His 107 out of 166 would have reassured him, his skipper and the coach, but they would have been conscious of the flaws. In the second over, he walked down the wicket to drive and missed. In the next, there was a good shout for lbw. His fifty came up off a thin edge that beat the stumps and the keeper Paul Nixon .

His dismissal perfectly exhibited Hayden's virtues and vices. He hit the ball to square so hard that it reached the boundary without rising above head height. The problem was that Dinesh Mongia was standing on the boundary and caught the ball cleanly just above his shoulder.

The carbon fibre strip on Ricky Ponting's bat was not much use since he slogged a cross-batted shot to midwicket. Martyn looked like an accomplished one-day batsman, reaching 85 in an unspectacular way off 103 balls. Symonds, squashing his wild brown dreadlocks under his helmet, scored 92 off only 59 balls. He needed 20 off the last over to reach a hundred and managed merely 11.
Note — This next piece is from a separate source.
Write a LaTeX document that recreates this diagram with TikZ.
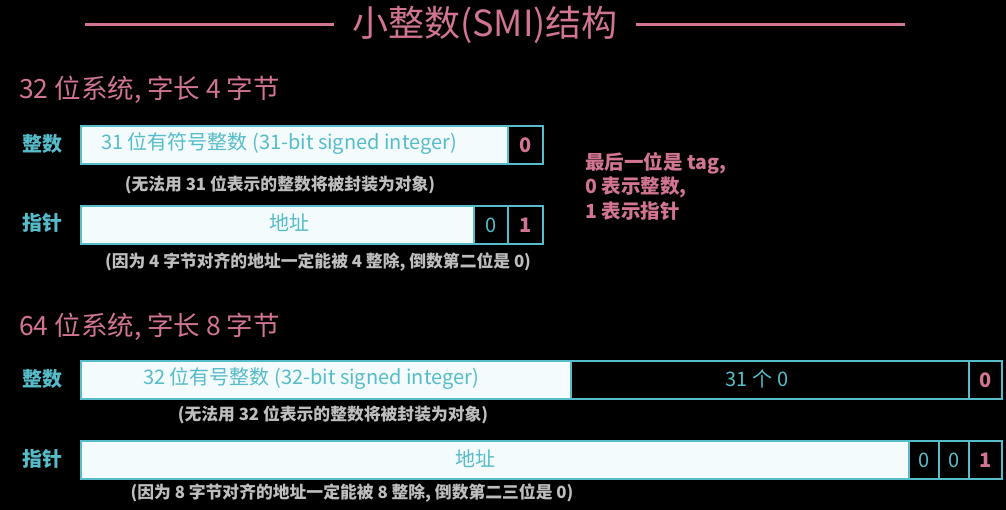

Glenn McGrath, Brett Lee and Jason Gillespie all looked fearsome. The 20-year-old Tom New and veteran Darren Maddy defended bravely, but McGrath got the kid and Gillespie the old hand after both had defended stubbornly. Lee bowled fast and economically, costing only six runs off five overs.

But the middle order fell to spin. Hylton Ackerman (39) played a captain's innings, hitting five fours before falling lbw to Michael Clarke. Brad Hogg got the next three, caught in the covers (Mongia, 21), caught behind (Sadler, 5) and bowled (Snape, 14). The crowd cannot have been surprised but a number felt they had already had their fun, and after five wickets had fallen the empty seats rose sharply.

Still, the management were not complaining. There had been close to 4,000. Not a memorable match, but a memorable day none the less.